Flashbacks in the episode revealed that Andor's birth name is Kassa and one of the main reasons to include the flashbacks was to explain Andor's accent. The episode consisted of the first depiction of the BBY/ABY timescale (Before or After the Battle of Yavin) in any Star Wars series or film when it featured BBY 5 on the screen during the opening scene. Previously the scale was used in the expanded universe to create a timeline of the events of the franchise, with a zero point being the Battle of Yavin in A New Hope with the destruction of the first Death Star.

=== Casting ===
The episode stars Diego Luna as Cassian Andor, Kyle Soller as Syril Karn, Adria Arjona as Bix Caleen, Joplin Sibtain as Brasso, James McArdle as Timm Karlo, and Rupert Vansittart as Chief Hyne.

=== Filming ===
Filming began in London, England, at the end of November 2020, with the production based at Pinewood Studios. The series was filmed under the working title Pilgrim, and was the first live-action Star Wars series to not make use of the StageCraft digital background technology. Filming locations included Black Park in Buckinghamshire, England for the flashback scenes, as well as at Middle Peak Quarry in Derbyshire, England. For the action sequence towards the beginning of the episode, Gilroy had wanted to keep a closeup shot on Andor's face throughout his speech with the Corporate Security officers approaching him from behind.

=== Music ===
Nicholas Britell composed the musical score for the episode. The episode's soundtrack was released in October 2022 as part of the first volume for the series. The volume also consisted of the soundtracks for episodes 2-4.

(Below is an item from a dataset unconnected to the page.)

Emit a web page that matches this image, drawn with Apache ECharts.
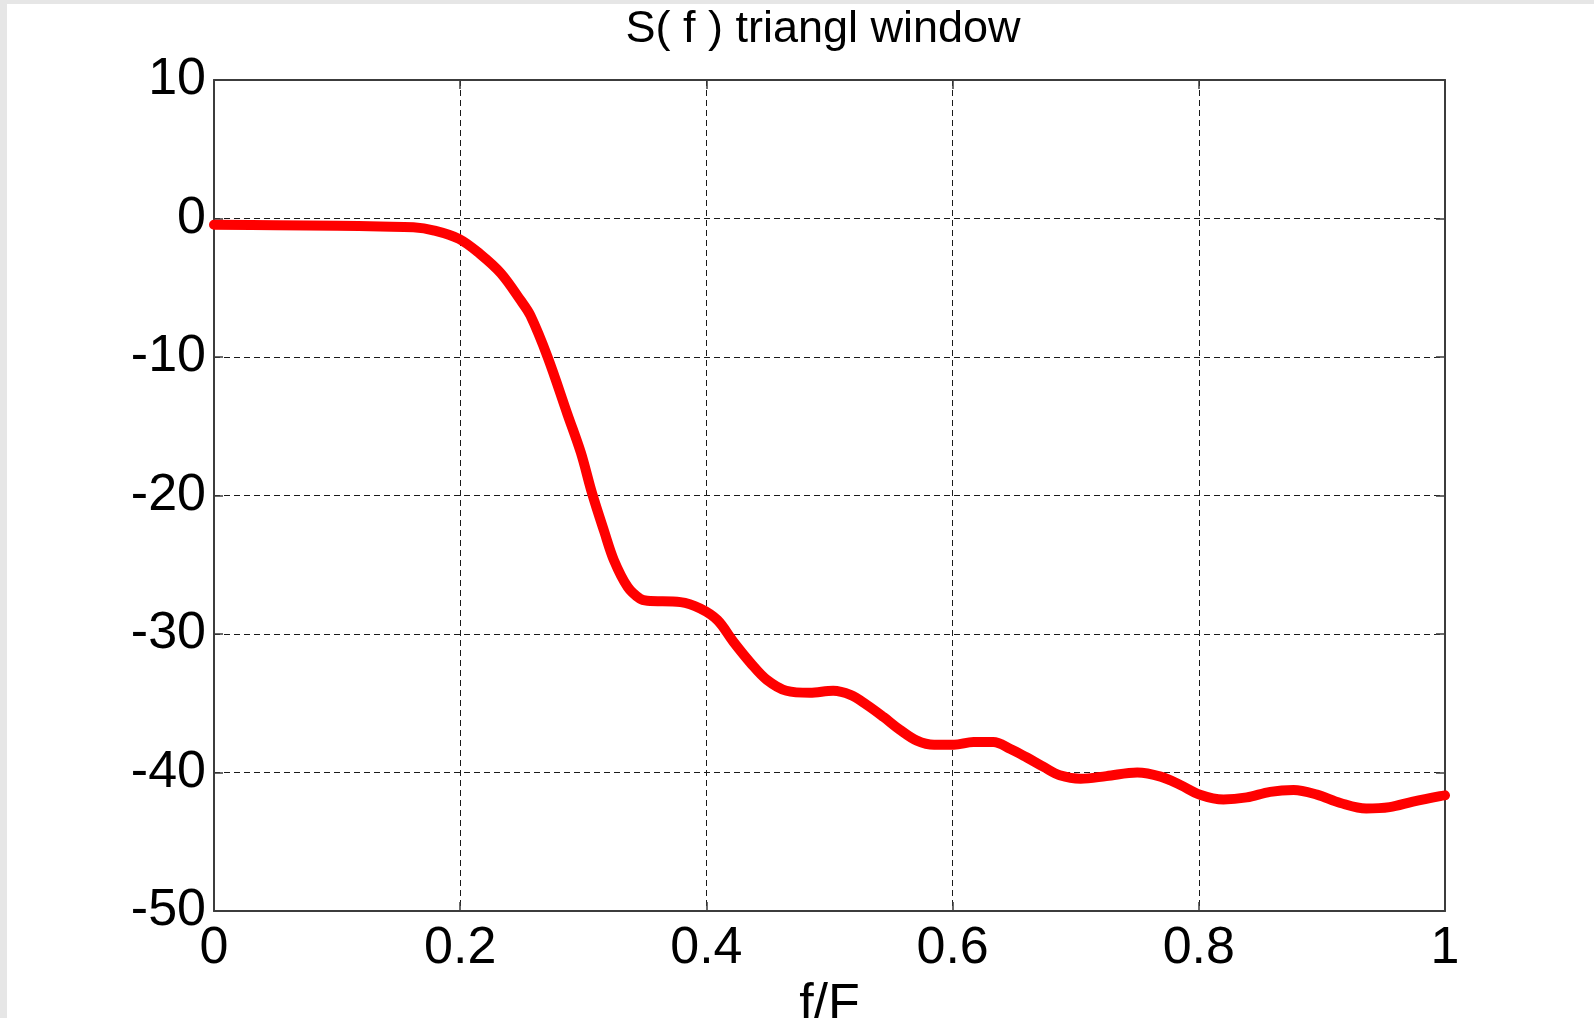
<!DOCTYPE html>
<html>
<head>
<meta charset="utf-8">
<title>S( f ) triangl window</title>
<script src="https://cdn.jsdelivr.net/npm/echarts@6/dist/echarts.min.js"></script>
<style>
  html, body { margin: 0; padding: 0; background: #ffffff; }
  #chart { width: 1594px; height: 1018px; }
</style>
</head>
<body>
<div id="chart"></div>
<script>
// Normalised frequency f/F
const freq = [
  0, 0.05, 0.10, 0.135, 0.162, 0.179, 0.199, 0.216, 0.233, 0.249,
  0.257, 0.271, 0.287, 0.298, 0.307, 0.317, 0.325, 0.336, 0.346, 0.352,
  0.379, 0.395, 0.409, 0.422, 0.436, 0.449, 0.465, 0.484, 0.503, 0.517,
  0.530, 0.544, 0.557, 0.571, 0.585, 0.601, 0.617, 0.633, 0.647, 0.660,
  0.674, 0.687, 0.704, 0.725, 0.750, 0.769, 0.785, 0.801, 0.820, 0.839,
  0.858, 0.877, 0.896, 0.915, 0.936, 0.955, 0.974, 0.996, 1.0
];

// Spectrum magnitude S(f), dB
const spectrum = [
  -0.45, -0.48, -0.52, -0.58, -0.63, -0.87, -1.47, -2.55, -3.95, -5.9,
  -7.0, -10.0, -14.1, -16.9, -19.8, -22.6, -24.7, -26.6, -27.45, -27.6,
  -27.7, -28.16, -29.0, -30.57, -32.1, -33.3, -34.1, -34.25, -34.1, -34.4,
  -35.1, -36.0, -36.9, -37.7, -38.0, -38.0, -37.8, -37.8, -38.3, -38.9,
  -39.6, -40.2, -40.45, -40.26, -40.0, -40.3, -40.9, -41.6, -41.95, -41.8,
  -41.4, -41.27, -41.6, -42.2, -42.6, -42.5, -42.1, -41.7, -41.65
];

// Axis ticks and their labels
const xTicks = [0, 0.2, 0.4, 0.6, 0.8, 1];
const xTickLabels = ['0', '0.2', '0.4', '0.6', '0.8', '1'];
const yTicks = [-50, -40, -30, -20, -10, 0, 10];
const yTickLabels = ['-50', '-40', '-30', '-20', '-10', '0', '10'];

const titleText = 'S( f ) triangl window';
const xAxisTitle = 'f/F';

const FONT = '"Liberation Sans", Arial, Helvetica, sans-serif';

function labelFor(ticks, labels) {
  return function (v) {
    for (let i = 0; i < ticks.length; i++) {
      if (Math.abs(ticks[i] - v) < 1e-9) return labels[i];
    }
    return '';
  };
}

const points = freq.map((f, i) => [f, spectrum[i]]);

const gridDash = { color: '#1a1a1a', width: 1, type: [6, 4] };
const boxLine = { show: true, onZero: false, lineStyle: { color: '#3c3c3c', width: 2 } };
const innerTick = { show: true, inside: true, length: 9, lineStyle: { color: '#3c3c3c', width: 1.5 } };

const chart = echarts.init(document.getElementById('chart'), null, { renderer: 'canvas' });

chart.setOption({
  animation: false,
  backgroundColor: '#ffffff',
  title: {
    text: titleText,
    left: 818,
    top: 2,
    textAlign: 'center',
    textStyle: { fontFamily: FONT, fontSize: 45, fontWeight: 'normal', color: '#000' }
  },
  grid: {
    left: 214, top: 80, width: 1231, height: 831,
    containLabel: false,
    outerBoundsMode: 'none'
  },
  graphic: [
    { type: 'rect', left: 0, top: 0, shape: { width: 1594, height: 4 }, style: { fill: '#e6e6e6' }, silent: true },
    { type: 'rect', left: 0, top: 0, shape: { width: 7, height: 1018 }, style: { fill: '#e6e6e6' }, silent: true }
  ],
  xAxis: [
    {
      type: 'value', min: 0, max: 1, interval: 0.2, position: 'bottom',
      name: xAxisTitle, nameLocation: 'middle', nameGap: 64,
      nameTextStyle: { fontFamily: FONT, fontSize: 52, color: '#000' },
      axisLine: boxLine, axisTick: innerTick,
      axisLabel: { fontFamily: FONT, fontSize: 52, color: '#000', margin: 12, formatter: labelFor(xTicks, xTickLabels) },
      splitLine: { show: true, lineStyle: gridDash }
    },
    {
      type: 'value', min: 0, max: 1, interval: 0.2, position: 'top',
      axisLine: boxLine, axisTick: innerTick, axisLabel: { show: false }, splitLine: { show: false }
    }
  ],
  yAxis: [
    {
      type: 'value', min: -50, max: 10, interval: 10, position: 'left',
      axisLine: boxLine, axisTick: innerTick,
      axisLabel: { fontFamily: FONT, fontSize: 52, color: '#000', margin: 8, formatter: labelFor(yTicks, yTickLabels) },
      splitLine: { show: true, lineStyle: gridDash }
    },
    {
      type: 'value', min: -50, max: 10, interval: 10, position: 'right',
      axisLine: boxLine, axisTick: innerTick, axisLabel: { show: false }, splitLine: { show: false }
    }
  ],
  series: [
    {
      type: 'line',
      data: points,
      xAxisIndex: 0, yAxisIndex: 0,
      smooth: 0.35,
      showSymbol: false,
      lineStyle: { color: '#ff0000', width: 10, cap: 'round', join: 'round' },
      z: 5
    }
  ]
});
</script>
</body>
</html>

Andor: Episode 1 (Original Soundtrack)
| No. | Title | Length |
|---|---|---|
| 1. | "Andor (Main Title Theme) – Episode 1" | 1:18 |
| 2. | "WE BEGIN (Time Grappler)" | 0:37 |
| 3. | "Niamos! (Morlana Club Mix)" | 1:42 |
| 4. | "Morlana Drop" | 1:45 |
| 5. | "Pre-Mor Shakedown" | 0:57 |
| 6. | "B2" | 1:17 |
| 7. | "Rix Road" | 1:51 |
| 8. | "Bix Caleen" | 0:50 |
| 9. | "Kenari Council" | 1:48 |
| 10. | "Bix Has a Secret" | 1:08 |
| 11. | "Kenari Male Wanted for Questioning" | 0:59 |
| 12. | "The Cassian Way" | 1:42 |
| Total length: |  | 15:54 |

== Release ==
"Kassa" was released on Disney+ on September 21, 2022. In November 2022, Disney announced that the first two episodes would air on ABC on November 23, on FX on November 24, and Freeform on November 25, and be available on Hulu from November 23 through December 7. A similar move was also replicated across various countries in Europe, including Portugal, Spain, Poland and the Netherlands, with the first two episodes airing on Fox, on November 24 or 25, depending on the country.

The episode, along with the rest of the first season of Andor was released on Ultra HD Blu-ray and Blu-ray by Walt Disney Studios Home Entertainment on April 30, 2024.

== Reception ==
=== Audience viewership ===
The first three episodes released at the same time and according to Nielsen Media Research who measure the number of minutes watched by United States audiences on television sets, Andor was the sixth-most watched original series across streaming services for the week of September 19–25, 2022, with 624 million minutes watched.

=== Critical response ===

The review aggregator website Rotten Tomatoes reports a 92% approval rating with an average rating of 7.70/10, based on 118 reviews. The site's critical consensus reads, "With a premiere drenched in the atmosphere and grit of film noir, Andor announces right out of the gate that is a bold departure from the attitude and style of previous Star Wars stories."

Writing for Collider, Maggie Lovitt gave the episode an "A+", calling it a "refreshing venture back to the early days of a rebellion" and comparing Andor's time on Morlana One as something out of Blade Runner. She highlights that the series wasted no time giving vital pieces of information about who the character is and what his story may look like after Rogue One and its tie-in novels and novelizations provided little about who Andor was other than him "being six years old when the Empire first impacted his life and a steadfast and morally dubious member of the rebellion". Vultures Jesse Hassenger did not feel as positive about the episode, giving it 3 out of 5 stars.